Jackson Hole Fire/EMS has two bicycles that are packed with basic life support supplies.

“They come equipped with AEDs,” Blair said. “These are older bikes. We use them for special events.”

The blue Trek mountain bikes don’t have lights and sirens but they have first aid kits and oxygen bottles — which it’s hoped will be enough to help a patient until advanced support arrives.

“Getting through town we might be able to get there on a bike quicker and start providing care until we can get an ambulance to the scene,” Blair said. “Time might be of the essence.”

The bicycles don’t carry medications or cardiac monitors. That’s advanced support, like what ambulances carry.

“Maybe if we do have someone who goes down in cardiac arrest, we’ll be able to get there quickly and start doing CPR and use an AED on them until they can get there,” Blair said.

Fast response will save most patients suffering from a heart attack, Blair said.
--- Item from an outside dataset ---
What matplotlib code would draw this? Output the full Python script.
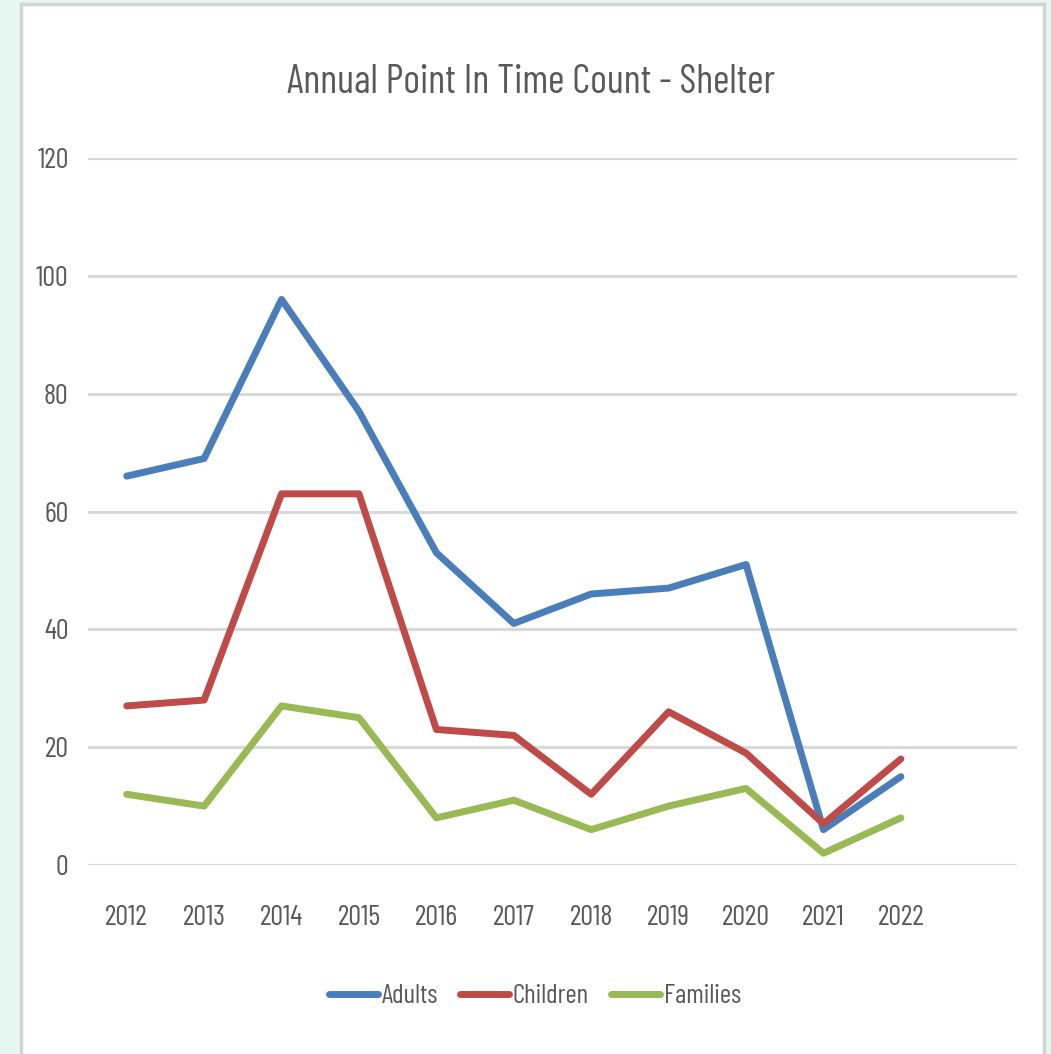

In an emergency, any first responder at Jackson Hole Fire/EMS could hop on a bike at any time.

“It could be anybody,” Blair said.

The bikes are 15 years old, but they’ve been well maintained over the years, Blair said.

“Fortunately, they haven’t gotten a lot of use,” she said. “A lot of the special events we’ve covered we’ve been lucky enough not to have injuries.”

Being old, the bikes aren’t light. And the medical supply bags, which are attached to both sides and the backs of the bikes, add even more weight.

“They are not like the modern bikes,” Blair said. “But they fill the void.”

If the bikes need backup that an ambulance can’t offer, the fire department also has a four-wheel-drive utility vehicle. And they’re borrowing one from Alpine, which will give them two of the off-road vehicles during the eclipse.

“The emergency response team Region 8 Hazmat team, this is part of their equipment,” Blair said. “We’ve had a few calls up on Snow King. Accessing a patient with an ambulance is a pretty rocky ride. But we can quickly get up there with one of these.”

It’s a tight squeeze but the vehicle can carry a patient on the back if need be.

The off-road vehicle can be equipped with advanced support tools in a pinch by adding bags from an ambulance.

“This is going to be pretty handy,” Blair said. “It’s just another tool we have to get through this.”